## TASK PROMPT
Give the data again exactly as written, skipping any pictures.

= = = =

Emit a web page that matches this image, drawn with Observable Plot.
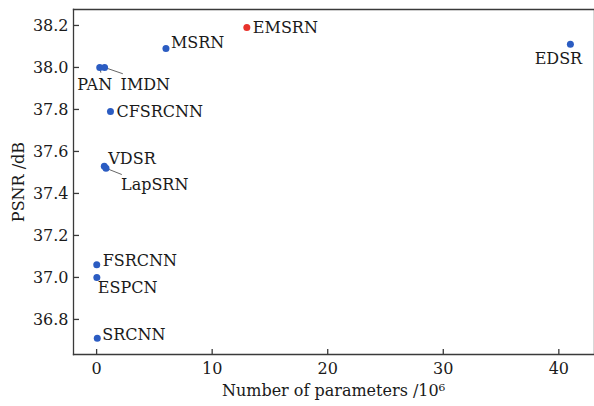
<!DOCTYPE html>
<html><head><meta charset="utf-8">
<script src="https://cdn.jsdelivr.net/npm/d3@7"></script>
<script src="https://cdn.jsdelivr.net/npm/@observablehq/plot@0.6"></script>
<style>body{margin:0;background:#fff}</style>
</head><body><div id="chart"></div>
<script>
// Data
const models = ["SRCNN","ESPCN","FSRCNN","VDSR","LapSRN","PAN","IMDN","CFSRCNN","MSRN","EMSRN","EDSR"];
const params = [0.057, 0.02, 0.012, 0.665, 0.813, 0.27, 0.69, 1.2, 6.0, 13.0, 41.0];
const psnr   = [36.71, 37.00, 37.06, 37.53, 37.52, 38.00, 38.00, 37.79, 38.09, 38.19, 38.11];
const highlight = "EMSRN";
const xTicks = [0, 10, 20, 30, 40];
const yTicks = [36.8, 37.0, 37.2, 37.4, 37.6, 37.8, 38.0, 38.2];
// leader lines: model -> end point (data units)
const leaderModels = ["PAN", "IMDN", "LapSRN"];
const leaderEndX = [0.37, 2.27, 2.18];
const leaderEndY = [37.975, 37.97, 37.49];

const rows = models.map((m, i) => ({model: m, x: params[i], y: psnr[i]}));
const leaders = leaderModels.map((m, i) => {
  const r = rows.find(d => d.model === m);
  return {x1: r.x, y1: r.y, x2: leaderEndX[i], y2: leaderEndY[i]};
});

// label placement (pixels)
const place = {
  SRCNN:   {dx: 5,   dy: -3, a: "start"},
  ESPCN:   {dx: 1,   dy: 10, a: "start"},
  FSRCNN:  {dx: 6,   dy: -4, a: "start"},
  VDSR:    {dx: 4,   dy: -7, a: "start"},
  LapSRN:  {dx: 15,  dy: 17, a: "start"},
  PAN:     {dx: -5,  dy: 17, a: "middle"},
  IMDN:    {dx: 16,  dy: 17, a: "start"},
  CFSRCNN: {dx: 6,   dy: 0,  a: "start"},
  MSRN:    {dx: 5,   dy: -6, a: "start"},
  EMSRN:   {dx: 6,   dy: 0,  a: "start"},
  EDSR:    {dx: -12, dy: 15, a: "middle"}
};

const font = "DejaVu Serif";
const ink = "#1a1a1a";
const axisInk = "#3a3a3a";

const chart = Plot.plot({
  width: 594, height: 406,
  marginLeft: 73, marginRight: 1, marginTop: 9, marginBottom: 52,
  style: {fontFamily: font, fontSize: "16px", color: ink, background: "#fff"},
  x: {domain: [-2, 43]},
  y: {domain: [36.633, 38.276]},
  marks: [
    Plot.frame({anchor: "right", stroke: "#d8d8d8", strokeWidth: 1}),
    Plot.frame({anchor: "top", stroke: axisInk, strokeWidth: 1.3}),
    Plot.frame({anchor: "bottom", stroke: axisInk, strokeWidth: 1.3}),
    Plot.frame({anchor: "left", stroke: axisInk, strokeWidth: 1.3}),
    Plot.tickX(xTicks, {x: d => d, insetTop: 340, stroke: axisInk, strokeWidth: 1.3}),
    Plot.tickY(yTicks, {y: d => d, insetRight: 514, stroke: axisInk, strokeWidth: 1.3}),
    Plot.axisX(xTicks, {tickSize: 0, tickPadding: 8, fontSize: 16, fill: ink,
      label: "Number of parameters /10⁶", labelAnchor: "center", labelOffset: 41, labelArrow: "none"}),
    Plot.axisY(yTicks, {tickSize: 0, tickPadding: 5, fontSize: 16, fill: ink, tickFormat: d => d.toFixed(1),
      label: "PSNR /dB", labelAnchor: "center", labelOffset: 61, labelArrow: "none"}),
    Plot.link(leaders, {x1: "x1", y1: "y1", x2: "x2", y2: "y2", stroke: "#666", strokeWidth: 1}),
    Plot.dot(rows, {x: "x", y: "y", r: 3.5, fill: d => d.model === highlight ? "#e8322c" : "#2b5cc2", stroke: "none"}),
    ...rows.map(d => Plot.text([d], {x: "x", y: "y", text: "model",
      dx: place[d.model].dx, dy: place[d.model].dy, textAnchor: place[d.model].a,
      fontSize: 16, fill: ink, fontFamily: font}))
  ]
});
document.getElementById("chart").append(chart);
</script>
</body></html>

= = = =

## RESULT
Emit a web page that matches this image, drawn with Observable Plot.
<!DOCTYPE html>
<html><head><meta charset="utf-8">
<script src="https://cdn.jsdelivr.net/npm/d3@7"></script>
<script src="https://cdn.jsdelivr.net/npm/@observablehq/plot@0.6"></script>
<style>body{margin:0;background:#fff}</style>
</head><body><div id="chart"></div>
<script>
// Data
const models = ["SRCNN","ESPCN","FSRCNN","VDSR","LapSRN","PAN","IMDN","CFSRCNN","MSRN","EMSRN","EDSR"];
const params = [0.057, 0.02, 0.012, 0.665, 0.813, 0.27, 0.69, 1.2, 6.0, 13.0, 41.0];
const psnr   = [36.71, 37.00, 37.06, 37.53, 37.52, 38.00, 38.00, 37.79, 38.09, 38.19, 38.11];
const highlight = "EMSRN";
const xTicks = [0, 10, 20, 30, 40];
const yTicks = [36.8, 37.0, 37.2, 37.4, 37.6, 37.8, 38.0, 38.2];
// leader lines: model -> end point (data units)
const leaderModels = ["PAN", "IMDN", "LapSRN"];
const leaderEndX = [0.37, 2.27, 2.18];
const leaderEndY = [37.975, 37.97, 37.49];

const rows = models.map((m, i) => ({model: m, x: params[i], y: psnr[i]}));
const leaders = leaderModels.map((m, i) => {
  const r = rows.find(d => d.model === m);
  return {x1: r.x, y1: r.y, x2: leaderEndX[i], y2: leaderEndY[i]};
});

// label placement (pixels)
const place = {
  SRCNN:   {dx: 5,   dy: -3, a: "start"},
  ESPCN:   {dx: 1,   dy: 10, a: "start"},
  FSRCNN:  {dx: 6,   dy: -4, a: "start"},
  VDSR:    {dx: 4,   dy: -7, a: "start"},
  LapSRN:  {dx: 15,  dy: 17, a: "start"},
  PAN:     {dx: -5,  dy: 17, a: "middle"},
  IMDN:    {dx: 16,  dy: 17, a: "start"},
  CFSRCNN: {dx: 6,   dy: 0,  a: "start"},
  MSRN:    {dx: 5,   dy: -6, a: "start"},
  EMSRN:   {dx: 6,   dy: 0,  a: "start"},
  EDSR:    {dx: -12, dy: 15, a: "middle"}
};

const font = "DejaVu Serif";
const ink = "#1a1a1a";
const axisInk = "#3a3a3a";

const chart = Plot.plot({
  width: 594, height: 406,
  marginLeft: 73, marginRight: 1, marginTop: 9, marginBottom: 52,
  style: {fontFamily: font, fontSize: "16px", color: ink, background: "#fff"},
  x: {domain: [-2, 43]},
  y: {domain: [36.633, 38.276]},
  marks: [
    Plot.frame({anchor: "right", stroke: "#d8d8d8", strokeWidth: 1}),
    Plot.frame({anchor: "top", stroke: axisInk, strokeWidth: 1.3}),
    Plot.frame({anchor: "bottom", stroke: axisInk, strokeWidth: 1.3}),
    Plot.frame({anchor: "left", stroke: axisInk, strokeWidth: 1.3}),
    Plot.tickX(xTicks, {x: d => d, insetTop: 340, stroke: axisInk, strokeWidth: 1.3}),
    Plot.tickY(yTicks, {y: d => d, insetRight: 514, stroke: axisInk, strokeWidth: 1.3}),
    Plot.axisX(xTicks, {tickSize: 0, tickPadding: 8, fontSize: 16, fill: ink,
      label: "Number of parameters /10⁶", labelAnchor: "center", labelOffset: 41, labelArrow: "none"}),
    Plot.axisY(yTicks, {tickSize: 0, tickPadding: 5, fontSize: 16, fill: ink, tickFormat: d => d.toFixed(1),
      label: "PSNR /dB", labelAnchor: "center", labelOffset: 61, labelArrow: "none"}),
    Plot.link(leaders, {x1: "x1", y1: "y1", x2: "x2", y2: "y2", stroke: "#666", strokeWidth: 1}),
    Plot.dot(rows, {x: "x", y: "y", r: 3.5, fill: d => d.model === highlight ? "#e8322c" : "#2b5cc2", stroke: "none"}),
    ...rows.map(d => Plot.text([d], {x: "x", y: "y", text: "model",
      dx: place[d.model].dx, dy: place[d.model].dy, textAnchor: place[d.model].a,
      fontSize: 16, fill: ink, fontFamily: font}))
  ]
});
document.getElementById("chart").append(chart);
</script>
</body></html>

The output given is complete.